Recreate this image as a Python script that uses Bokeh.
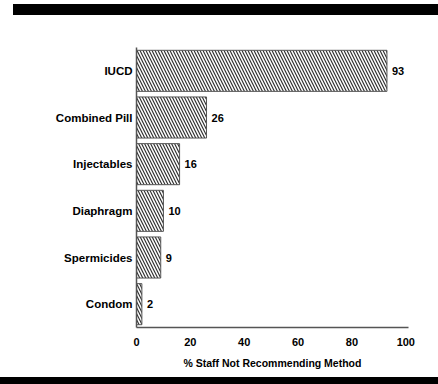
from bokeh.plotting import figure
from bokeh.layouts import column
from bokeh.models import FactorRange, Range1d, ColumnDataSource, Div
from bokeh.core.properties import value
from bokeh.embed import file_html
from bokeh.resources import INLINE

methods = ["IUCD", "Combined Pill", "Injectables", "Diaphragm", "Spermicides", "Condom"]
pct_not_recommending = [93, 26, 16, 10, 9, 2]
x_ticks = [0, 20, 40, 60, 80, 100]
x_title = "% Staff Not Recommending Method"

FONT = "Liberation Sans"

src = ColumnDataSource(dict(
    method=methods,
    pct=pct_not_recommending,
    label=[str(v) for v in pct_not_recommending],
))

p = figure(width=430, height=362, toolbar_location=None, output_backend="svg",
           y_range=FactorRange(factors=list(reversed(methods))),
           x_range=Range1d(0, 101),
           min_border_left=136, min_border_right=22,
           min_border_top=32, min_border_bottom=50,
           outline_line_color=None, background_fill_color="white",
           border_fill_color="white")

p.hbar(y="method", right="pct", left=0, height=0.88, source=src,
       fill_color="white", line_color="#555555", line_width=1,
       hatch_pattern="\\", hatch_color="#333333", hatch_scale=6,
       hatch_weight=1.2)

p.text(x="pct", y="method", text="label", source=src, x_offset=5,
       text_baseline="middle", text_align="left",
       text_font=value(FONT), text_font_style="bold",
       text_font_size="11px", text_color="black")

p.grid.visible = False

p.xaxis.ticker = x_ticks
p.xaxis.axis_label = x_title
p.xaxis.axis_label_text_font = FONT
p.xaxis.axis_label_text_font_style = "bold"
p.xaxis.axis_label_text_font_size = "10.5px"
p.xaxis.axis_label_standoff = 8
p.xaxis.major_label_text_font = FONT
p.xaxis.major_label_text_font_style = "bold"
p.xaxis.major_label_text_font_size = "11px"
p.xaxis.major_label_standoff = 10
p.xaxis.major_tick_out = 0
p.xaxis.major_tick_in = 0
p.xaxis.minor_tick_out = 0
p.xaxis.minor_tick_in = 0

p.yaxis.major_label_text_font = FONT
p.yaxis.major_label_text_font_style = "bold"
p.yaxis.major_label_text_font_size = "11.5px"
p.yaxis.major_label_standoff = 4
p.yaxis.major_tick_out = 0
p.yaxis.major_tick_in = 0

for ax in (p.xaxis, p.yaxis):
    ax.axis_line_color = "#555555"
    ax.axis_line_width = 1.5
    ax.major_label_text_color = "black"
    ax.axis_label_text_color = "black"

# black rules above and below the chart
top_rule = Div(text="", width=425, height=11, margin=(4, 0, 0, 13),
               styles={"background-color": "black"})
bottom_rule = Div(text="", width=438, height=7, margin=(0, 0, 0, 0),
                  styles={"background-color": "black"})

layout = column(top_rule, p, bottom_rule, spacing=0)

open("out.html", "w").write(file_html(layout, INLINE))
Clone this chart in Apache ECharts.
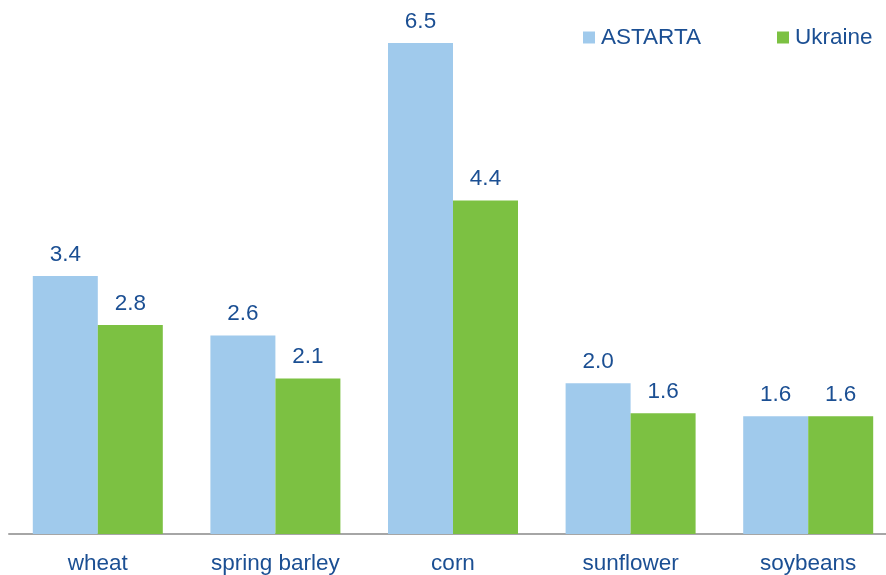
<!DOCTYPE html>
<html>
<head>
<meta charset="utf-8">
<script src="https://cdn.jsdelivr.net/npm/echarts@6/dist/echarts.min.js"></script>
<style>
html,body{margin:0;padding:0;background:#fff;}
#chart{width:886px;height:575px;}
</style>
</head>
<body>
<div id="chart"></div>
<script>
var categories = ['wheat', 'spring barley', 'corn', 'sunflower', 'soybeans'];
var astarta = [3.42, 2.63, 6.51, 2.00, 1.56];
var ukraine = [2.77, 2.06, 4.42, 1.60, 1.56];
var seriesNames = ['ASTARTA', 'Ukraine'];

var textColor = '#1B4F93';
var font = '"Liberation Sans", Arial, sans-serif';
var fs = 22.5;

var chart = echarts.init(document.getElementById('chart'), null, {renderer: 'canvas'});
var labelCfg = {
  show: true,
  position: 'top',
  distance: 10,
  color: textColor,
  fontSize: fs,
  fontFamily: font,
  formatter: function (p) { return Number(p.value).toFixed(1); }
};
chart.setOption({
  animation: false,
  backgroundColor: '#fff',
  legend: {
    data: seriesNames,
    left: 583,
    top: 26,
    padding: 0,
    itemWidth: 12,
    itemHeight: 12,
    itemGap: 76,
    icon: 'rect',
    textStyle: {color: textColor, fontSize: fs, fontFamily: font, padding: [0, 0, 0, 1]}
  },
  grid: {left: 9, width: 888, top: 6, bottom: 41, containLabel: false, outerBoundsMode: 'none'},
  xAxis: {
    type: 'category',
    data: categories,
    axisLine: {show: true, lineStyle: {color: '#A6A6A6', width: 2}},
    axisTick: {show: false},
    axisLabel: {color: textColor, fontSize: fs, fontFamily: font, margin: 18, interval: 0}
  },
  yAxis: {
    type: 'value',
    min: 0,
    max: 7,
    show: false,
    splitLine: {show: false}
  },
  series: [
    {name: seriesNames[0], type: 'bar', data: astarta, barWidth: 65, barGap: '0%',
     itemStyle: {color: '#A0CAEC'}, label: labelCfg},
    {name: seriesNames[1], type: 'bar', data: ukraine, barWidth: 65, barGap: '0%',
     itemStyle: {color: '#7CC142'}, label: labelCfg}
  ]
});
</script>
</body>
</html>
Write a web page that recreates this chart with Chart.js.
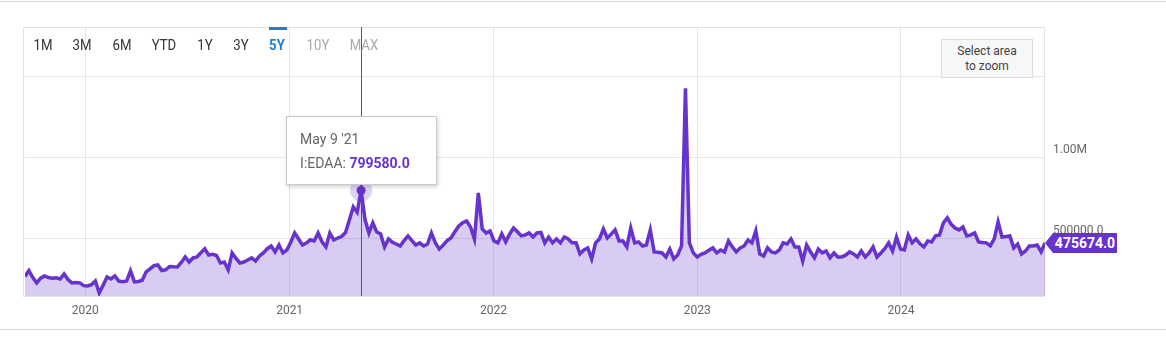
<!DOCTYPE html>
<html>
<head>
  <title>I:EDAA - 5Y</title>
  <script src="https://cdn.jsdelivr.net/npm/chart.js"></script>
  <style>
    body { margin: 0; background: #fff; font-family: Roboto, Arial, sans-serif; }
    #wrap { position: relative; width: 1166px; height: 354px; overflow: hidden; }
    #edaaChart { position: absolute; left: 0; top: 0; }
    .rule { position: absolute; left: 0; width: 1166px; height: 1px; background: #d6d6d6; }
    .range { position: absolute; top: 36px; width: 44px; margin-left: -22px; text-align: center;
             font-size: 15px; line-height: 18px; color: #333; transform: scaleX(0.88); }
    .range.off { color: #a8a8a8; }
    .range.on { color: #1a7fd8; font-weight: bold; }
    #zoom-hint { position: absolute; left: 941px; top: 39px; width: 92px; height: 39px; box-sizing: border-box;
                 background: #f6f7f7; border: 1px solid #dcdcdc; color: #444; font-size: 12px;
                 line-height: 15px; text-align: center; padding-top: 4px; }
    #tip { position: absolute; width: 151px; height: 69px; box-sizing: border-box; background: #fff;
           border: 1px solid #c9c9c9; box-shadow: 1px 2px 4px rgba(0,0,0,0.18);
           padding: 10px 0 0 13px; font-size: 14px; line-height: 24px; color: #666; display: none; }
    #tip b { color: #6633cc; }
    #last-label { position: absolute; left: 1053px; width: 64px; height: 20px; background: #6633cc;
                  color: #fff; font-weight: bold; font-size: 14px; line-height: 20px; text-align: center; }
    #last-label:before { content: ''; position: absolute; left: -8px; top: 0; border-top: 10px solid transparent;
                         border-bottom: 10px solid transparent; border-right: 8px solid #6633cc; }
  </style>
</head>
<body>
  <div id="wrap">
    <div class="rule" style="top: 1px;"></div>
    <div class="rule" style="top: 329px;"></div>
    <canvas id="edaaChart" width="1166" height="354"></canvas>

    <!-- Botões de período -->
    <span class="range" style="left: 43px;">1M</span>
    <span class="range" style="left: 82px;">3M</span>
    <span class="range" style="left: 122px;">6M</span>
    <span class="range" style="left: 164px;">YTD</span>
    <span class="range" style="left: 205px;">1Y</span>
    <span class="range" style="left: 241px;">3Y</span>
    <span class="range on" style="left: 277px;">5Y</span>
    <div style="position: absolute; left: 269px; top: 27px; width: 18px; height: 3px; background: #1a7fd8;"></div>
    <span class="range off" style="left: 318px;">10Y</span>
    <span class="range off" style="left: 364px;">MAX</span>

    <div id="zoom-hint">Select area<br>to zoom</div>
    <div id="tip"></div>
    <div id="last-label"></div>
  </div>

  <script>
    // Dados semanais (domingos), a partir de 15/09/2019
    const seriesName = 'I:EDAA';
    const startDate = Date.UTC(2019, 8, 15);
    const WEEK = 7 * 24 * 3600 * 1000;

    const values2019 = [268000, 305000, 262000, 229000, 258000, 272000, 262000, 258000, 260000, 253000, 284000, 250000,
      229000, 232000, 229000, 212000];
    const values2020 = [210000, 218000, 241000, 167000, 215000, 266000, 253000, 272000, 240000, 236000,
      241000, 303000, 235000, 238000, 245000, 297000, 315000, 335000, 340000, 305000,
      310000, 330000, 328000, 327000, 355000, 389000, 358000, 383000, 389000, 415000,
      439000, 401000, 405000, 398000, 352000, 358000, 309000, 414000, 380000, 352000,
      358000, 370000, 383000, 364000, 395000, 414000, 440000, 457000, 420000, 463000,
      414000, 432000];
    const values2021 = [480000, 537000, 500000, 463000, 475000, 495000, 488000, 537000, 482000, 451000,
      537000, 494000, 506000, 515000, 540000, 617000, 698000, 665000, 799580, 620000,
      537000, 599000, 543000, 531000, 451000, 500000, 480000, 469000, 457000, 490000,
      519000, 490000, 463000, 476000, 457000, 469000, 537000, 476000, 438000, 462000,
      490000, 506000, 545000, 580000, 600000, 611000, 574000, 500000, 784000, 562000,
      537000, 550000];
    const values2022 = [488000, 476000, 531000, 482000, 530000, 568000, 545000, 519000, 525000, 537000,
      512000, 537000, 540000, 476000, 512000, 476000, 500000, 476000, 512000, 500000,
      476000, 476000, 408000, 432000, 445000, 377000, 476000, 500000, 562000, 506000,
      530000, 556000, 488000, 488000, 451000, 568000, 476000, 482000, 457000, 463000,
      556000, 420000, 418000, 414000, 389000, 438000, 377000, 401000, 457000, 1430000,
      476000, 414000];
    const values2023 = [389000, 405000, 414000, 430000, 445000, 414000, 432000, 420000, 488000, 451000,
      420000, 445000, 457000, 494000, 476000, 550000, 408000, 395000, 445000, 420000,
      414000, 432000, 476000, 469000, 500000, 451000, 451000, 364000, 463000, 420000,
      383000, 438000, 414000, 426000, 383000, 414000, 389000, 389000, 400000, 420000,
      408000, 389000, 426000, 389000, 414000, 451000, 389000, 414000, 440000, 476000,
      426000, 512000, 438000];
    const values2024 = [432000, 525000, 476000, 500000, 470000, 451000, 488000, 482000, 519000, 525000,
      599000, 630000, 590000, 568000, 556000, 574000, 519000, 525000, 537000, 482000,
      478000, 476000, 457000, 500000, 605000, 512000, 515000, 519000, 445000, 469000,
      408000, 426000, 457000, 457000, 463000, 420000, 475674];

    const weeklyValues = [].concat(values2019, values2020, values2021, values2022, values2023, values2024);
    const yearTicks = [2020, 2021, 2022, 2023, 2024];
    const yTickValues = [500000, 1000000, 1500000];
    const yTickLabels = ['500000.0', '1.00M', ''];
    const hoverIndex = 86;

    const points = weeklyValues.map((v, i) => ({ x: startDate + i * WEEK, y: v }));
    const lastValue = weeklyValues[weeklyValues.length - 1];

    const months = ['Jan', 'Feb', 'Mar', 'Apr', 'May', 'Jun', 'Jul', 'Aug', 'Sep', 'Oct', 'Nov', 'Dec'];
    const formatDate = (t) => {
      const d = new Date(t);
      return months[d.getUTCMonth()] + ' ' + d.getUTCDate() + " '" + String(d.getUTCFullYear()).slice(2);
    };

    // Moldura da área do gráfico + linha vertical do cursor
    const framePlugin = {
      id: 'frame',
      beforeDatasetsDraw(chart) {
        const { ctx, chartArea: a } = chart;
        ctx.save();
        ctx.strokeStyle = '#e3e3e3';
        ctx.lineWidth = 1;
        ctx.strokeRect(a.left - 1.5, a.top + 0.5, a.right - a.left + 1, a.bottom - a.top);
        const active = chart.getActiveElements();
        if (active.length) {
          const x = Math.round(active[0].element.x) + 0.5;
          ctx.strokeStyle = '#5a5a5a';
          ctx.beginPath();
          ctx.moveTo(x, a.top);
          ctx.lineTo(x, a.bottom);
          ctx.stroke();
        }
        ctx.restore();
      }
    };

    const tickFont = { family: 'Roboto', size: 12 };

    const chart = new Chart(document.getElementById('edaaChart'), {
      type: 'line',
      data: {
        datasets: [{
          label: seriesName,
          data: points,
          borderColor: '#6633cc',
          borderWidth: 3.5,
          backgroundColor: 'rgba(102, 51, 204, 0.25)',
          fill: 'start',
          tension: 0,
          pointRadius: 0,
          pointHoverRadius: 4.5,
          pointHoverBackgroundColor: '#6633cc',
          pointHoverBorderColor: 'rgba(102, 51, 204, 0.22)',
          pointHoverBorderWidth: 13
        }]
      },
      options: {
        responsive: false,
        animation: false,
        events: [],
        layout: { padding: { left: 25, top: 27, right: 0, bottom: 0 } },
        plugins: {
          legend: { display: false },
          tooltip: {
            enabled: false,
            external: (context) => {
              const t = context.tooltip;
              const tip = document.getElementById('tip');
              if (!t.dataPoints || !t.dataPoints.length) { tip.style.display = 'none'; return; }
              const p = t.dataPoints[0];
              tip.innerHTML = formatDate(p.parsed.x) + '<br>' + seriesName + ': <b>' + p.parsed.y.toFixed(1) + '</b>';
              tip.style.left = (t.caretX - 75) + 'px';
              tip.style.top = (t.caretY - 74) + 'px';
              tip.style.display = 'block';
            }
          }
        },
        scales: {
          x: {
            type: 'linear',
            min: startDate,
            max: startDate + (weeklyValues.length - 1) * WEEK,
            afterBuildTicks: (s) => { s.ticks = yearTicks.map(y => ({ value: Date.UTC(y, 0, 1) })); },
            afterFit: (s) => { s.height = 58; },
            grid: { color: '#e6e6e6', drawTicks: false },
            border: { display: false },
            ticks: {
              autoSkip: false, maxRotation: 0, padding: 8, color: '#666', font: tickFont,
              callback: (v) => new Date(v).getUTCFullYear()
            }
          },
          y: {
            position: 'right',
            min: 148000,
            max: 1808600,
            afterBuildTicks: (s) => { s.ticks = yTickValues.map(v => ({ value: v })); },
            afterFit: (s) => { s.width = 121; },
            grid: { color: '#e6e6e6', drawTicks: false },
            border: { display: false },
            ticks: {
              padding: 8, labelOffset: -8, color: '#666', font: tickFont,
              callback: (v, i) => yTickLabels[i]
            }
          }
        }
      },
      plugins: [framePlugin]
    });

    // Ponto destacado (tooltip fixo)
    chart.setActiveElements([{ datasetIndex: 0, index: hoverIndex }]);
    chart.update('none');
    chart.tooltip.setActiveElements([{ datasetIndex: 0, index: hoverIndex }], { x: 0, y: 0 });

    // Etiqueta do último valor
    const lastLabel = document.getElementById('last-label');
    lastLabel.textContent = lastValue.toFixed(1);
    lastLabel.style.top = (chart.scales.y.getPixelForValue(lastValue) - 10) + 'px';
  </script>
</body>
</html>
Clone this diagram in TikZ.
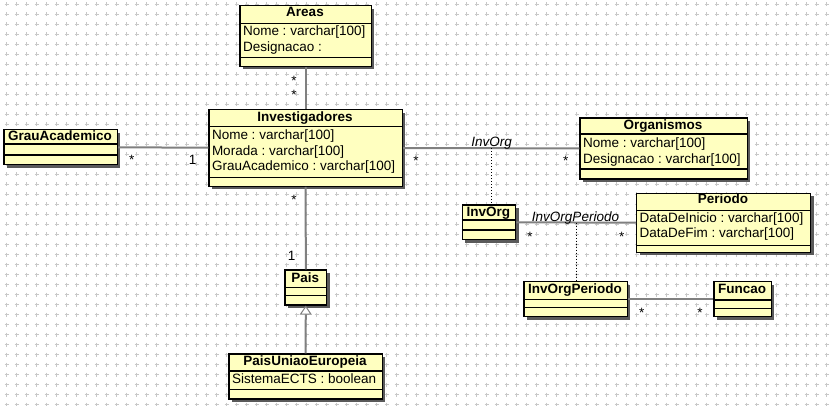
\documentclass[tikz,border=0pt]{standalone}
\usepackage{fontspec}
\setmainfont{Liberation Sans}
\usetikzlibrary{shadows,arrows.meta,calc}
\definecolor{clsfill}{HTML}{FFFFC0}
\definecolor{shadowc}{HTML}{5A5A5A}
\definecolor{assocc}{HTML}{808080}
\definecolor{gridc}{HTML}{C8C8C8}
\frenchspacing
\newcommand\umlcls[7]{% name, x1, y1, x2, y2, sep1, sep2
  \pgfmathsetmacro\clsw{#4-#2}\pgfmathsetmacro\clsh{#5-#3}%
  \node[cls, minimum width=\clsw pt, minimum height=\clsh pt, anchor=north west] (#1) at (#2,#3) {};
  \draw[sepline] (#1.west |- 0,#6) -- (#1.east |- 0,#6) (#1.west |- 0,#7) -- (#1.east |- 0,#7);
}
\begin{document}
\begin{tikzpicture}[x=1pt,y=-1pt,
  cls/.style={draw=black, line width=1.3pt, fill=clsfill, inner sep=0pt,
    drop shadow={shadow xshift=3pt, shadow yshift=-3pt, fill=shadowc, opacity=1}},
  sepline/.style={draw=black, line width=1.2pt},
  ttl/.style={font=\fontsize{13.5}{15}\selectfont\bfseries, inner sep=0pt, anchor=base},
  attr/.style={font=\fontsize{13.5}{15}\selectfont, inner sep=0pt, anchor=base west},
  mult/.style={font=\fontsize{13.5}{15}\selectfont, inner sep=0pt, anchor=base},
  aname/.style={font=\fontsize{13.5}{15}\selectfont\itshape, inner sep=0pt, anchor=base},
  assoc/.style={draw=assocc, line width=2pt},
  dotc/.style={draw=black, line width=1pt, dash pattern=on 1pt off 2pt},
  gridl/.style={draw=gridc, line width=1pt, dash pattern=on 4pt off 6pt},
]
\fill[white] (0,0) rectangle (835,406);
\useasboundingbox (0,0) rectangle (835,406);
% background grid of crosses
\foreach \j in {0,...,40} { \draw[gridl] (4.5,4.5+10*\j) -- (832,4.5+10*\j); }
\foreach \i in {0,...,82} { \draw[gridl] (6.5+10*\i,2.5) -- (6.5+10*\i,408); }

% classes
\umlcls{areas}{239.3}{5}{370.7}{65.7}{23.3}{57.3}
\umlcls{inv}{208.3}{109}{401.7}{185.7}{126.7}{177.3}
\umlcls{grau}{3.3}{129}{116.7}{164}{144}{155}
\umlcls{org}{579.3}{117.3}{746.7}{178.3}{134}{169}
\umlcls{invorg}{461.7}{204.3}{515}{239}{220}{230}
\umlcls{per}{636}{192.7}{810}{251.7}{210.7}{245.7}
\umlcls{iop}{523.3}{281}{626.7}{316}{299.3}{307.7}
\umlcls{func}{713.3}{281}{770.7}{316}{300}{308.3}
\umlcls{pais}{284.3}{269.3}{326}{304.3}{287.3}{295.7}
\umlcls{pue}{228.3}{353.3}{381.7}{398.3}{371}{389.3}

% titles
\node[ttl] (areas-t) at (305,17) {Areas};
\node[ttl] (inv-t) at (305,121.5) {Investigadores};
\node[ttl] (grau-t) at (60,140.5) {GrauAcademico};
\node[ttl] (org-t) at (663,129.5) {Organismos};
\node[ttl] (invorg-t) at (488.3,216.5) {InvOrg};
\node[ttl] (per-t) at (723,204) {Periodo};
\node[ttl] (iop-t) at (575,293.5) {InvOrgPeriodo};
\node[ttl] (func-t) at (742,293.5) {Funcao};
\node[ttl] (pais-t) at (305.2,282) {Pais};
\node[ttl] (pue-t) at (305,365) {PaisUniaoEuropeia};

% attributes
\node[attr] (areas-a1) at (242.8,36) {Nome : varchar[100]};
\node[attr] (areas-a2) at (242.8,51.2) {Designacao :};
\node[attr] (inv-a1) at (211.8,139.5) {Nome : varchar[100]};
\node[attr] (inv-a2) at (211.8,155.2) {Morada : varchar[100]};
\node[attr] (inv-a3) at (211.8,171) {GrauAcademico : varchar[100]};
\node[attr] (org-a1) at (582.8,147.3) {Nome : varchar[100]};
\node[attr] (org-a2) at (582.8,163.3) {Designacao : varchar[100]};
\node[attr] (per-a1) at (639.5,222.3) {DataDeInicio : varchar[100]};
\node[attr] (per-a2) at (639.5,237.7) {DataDeFim : varchar[100]};
\node[attr] (pue-a1) at (231.8,383.3) {SistemaECTS : boolean};

% associations
\draw[assoc] (areas) -- (inv);
\draw[assoc] (grau) -- (inv);
\draw[assoc] (inv) -- (org);
\draw[assoc] (inv) -- (pais);
\draw[assoc] (invorg) -- (per);
\draw[assoc] (iop) -- (func);
\draw[assoc, -{Triangle[open, length=9pt, width=12pt, line width=1pt, fill=white]}] (pue) -- (pais);

% association classes
\coordinate (io-mid) at ($(inv.east)!0.5!(org.west)$);
\coordinate (iop-mid) at ($(invorg.east)!0.5!(per.west)$);
\draw[dotc] (io-mid) -- (io-mid |- invorg.north);
\draw[dotc] (iop-mid) -- (iop-mid |- iop.north);
\node[aname] (io-name) at (491.7,146.5) {InvOrg};
\node[aname] (iop-name) at (575.5,221.5) {InvOrgPeriodo};

% multiplicities
\node[mult] (m1) at (294,86) {*};
\node[mult] (m2) at (294,99.4) {*};
\node[mult] (m3) at (131.7,164.4) {*};
\node[mult] (m4) at (192.7,165) {1};
\node[mult] (m5) at (416,166) {*};
\node[mult] (m6) at (565.7,166) {*};
\node[mult] (m7) at (294,205) {*};
\node[mult] (m8) at (291.7,260) {1};
\node[mult] (m9) at (530,241) {*};
\node[mult] (m10) at (621.7,241) {*};
\node[mult] (m11) at (641.7,317) {*};
\node[mult] (m12) at (700,317) {*};
\end{tikzpicture}
\end{document}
★ ★ ★ ★ ★
Without the pictures, repeat the entries above line by line, from the first through the one that contains "from bokeh.resources import INLINE", both ends included.

Recreate this image as a Python script that uses Bokeh.
from bokeh.plotting import figure
from bokeh.layouts import column
from bokeh.models import FactorRange, Range1d, ColumnDataSource, Div
from bokeh.core.properties import value
from bokeh.embed import file_html
from bokeh.resources import INLINE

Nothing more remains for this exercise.